--- Data ---

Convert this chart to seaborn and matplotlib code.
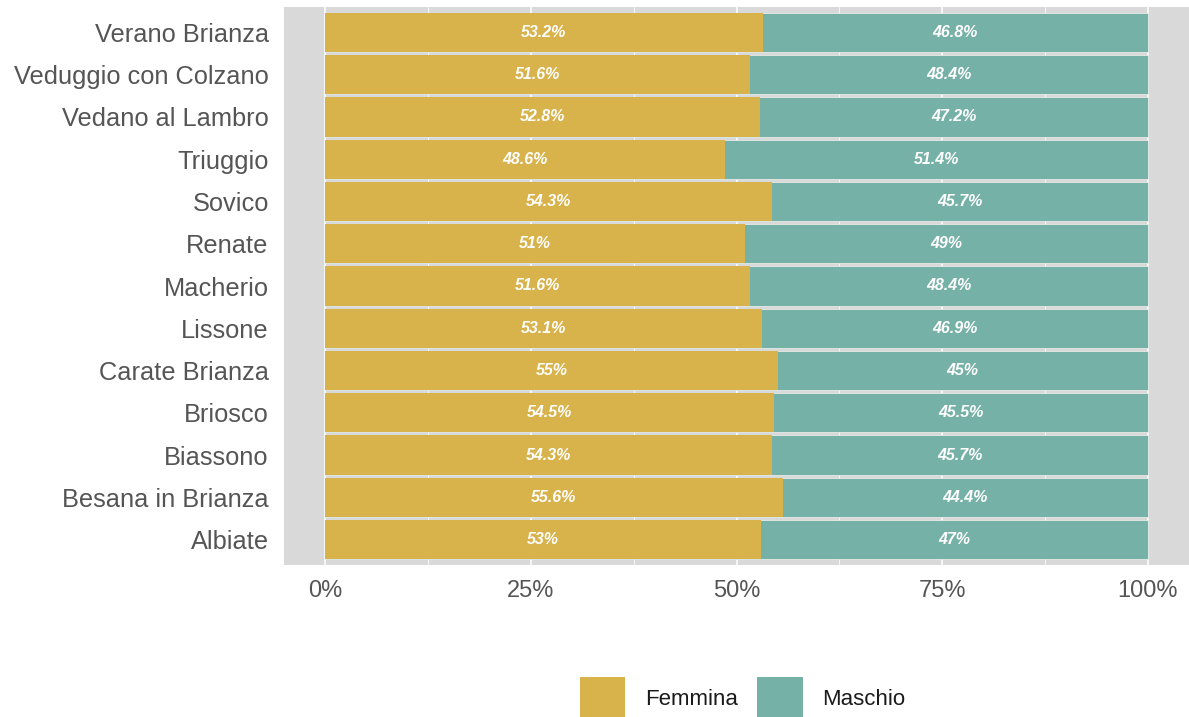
import matplotlib
matplotlib.use("Agg")
import matplotlib.pyplot as plt
from matplotlib.patches import Patch
import seaborn as sns
import pandas as pd

comuni = ["Verano Brianza", "Veduggio con Colzano", "Vedano al Lambro", "Triuggio",
          "Sovico", "Renate", "Macherio", "Lissone", "Carate Brianza", "Briosco",
          "Biassono", "Besana in Brianza", "Albiate"]
femmina = [53.2, 51.6, 52.8, 48.6, 54.3, 51.0, 51.6, 53.1, 55.0, 54.5, 54.3, 55.6, 53.0]
maschio = [46.8, 48.4, 47.2, 51.4, 45.7, 49.0, 48.4, 46.9, 45.0, 45.5, 45.7, 44.4, 47.0]
xticks = [0, 25, 50, 75, 100]
xticklabels = ["0%", "25%", "50%", "75%", "100%"]

C_F = "#D8B24A"
C_M = "#76B1A7"
PANEL = "#D9D9D9"

df = pd.DataFrame({"comune": comuni, "Femmina": femmina, "Maschio": maschio})
df["totale"] = df["Femmina"] + df["Maschio"]

sns.set_theme(style="white")
plt.rcParams["font.family"] = ["Liberation Sans", "DejaVu Sans"]

fig = plt.figure(figsize=(11.89, 7.17), dpi=100)
ax = fig.add_axes([284 / 1189, 1 - 565 / 717, 1 - 284 / 1189, (565 - 7) / 717])
ax.set_facecolor(PANEL)

sns.barplot(data=df, x="totale", y="comune", order=comuni, orient="h",
            color=C_M, saturation=1, width=0.93, ax=ax, errorbar=None,
            edgecolor="#F2F2EE", linewidth=0.5)
sns.barplot(data=df, x="Femmina", y="comune", order=comuni, orient="h",
            color=C_F, saturation=1, width=0.93, ax=ax, errorbar=None,
            edgecolor="none", linewidth=0)

for i, (f, m) in enumerate(zip(femmina, maschio)):
    ax.text(f / 2, i, f"{f:g}%", ha="center", va="center", color="white",
            fontsize=11.5, fontweight="bold", fontstyle="italic")
    ax.text(f + m / 2, i, f"{m:g}%", ha="center", va="center", color="white",
            fontsize=11.5, fontweight="bold", fontstyle="italic")

ax.set_xlim(-5, 105)
ax.set_ylim(len(comuni) - 1 + 0.6, -0.6)
ax.set_xticks(xticks)
ax.set_xticklabels(xticklabels)
ax.set_xticks([12.5, 37.5, 62.5, 87.5], minor=True)
ax.set_axisbelow(True)
ax.grid(axis="x", which="major", color="white", linewidth=1.1)
ax.grid(axis="x", which="minor", color="white", linewidth=0.55)
ax.grid(axis="y", visible=False)
ax.tick_params(axis="both", which="both", length=0, colors="#555555", pad=11)
ax.tick_params(axis="x", labelsize=17)
ax.tick_params(axis="y", labelsize=18.3)
ax.set_xlabel("")
ax.set_ylabel("")
for s in ax.spines.values():
    s.set_visible(False)

handles = [Patch(facecolor=C_F, edgecolor="none", label="Femmina"),
           Patch(facecolor=C_M, edgecolor="none", label="Maschio")]
fig.legend(handles=handles, loc="center", bbox_to_anchor=(743 / 1189, 1 - 698 / 717),
           ncol=2, frameon=False, fontsize=16, handlelength=2.03, handleheight=2.6,
           handletextpad=0.9, columnspacing=0.86, borderpad=0, labelcolor="#1A1A1A")

fig.savefig("out.png", dpi=100)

---

Exercise
Take the material above from its first line through the line holding "import pandas as pd" and set it down exactly, without the pictures.

Answer for the task
Convert this chart to seaborn and matplotlib code.
import matplotlib
matplotlib.use("Agg")
import matplotlib.pyplot as plt
from matplotlib.patches import Patch
import seaborn as sns
import pandas as pd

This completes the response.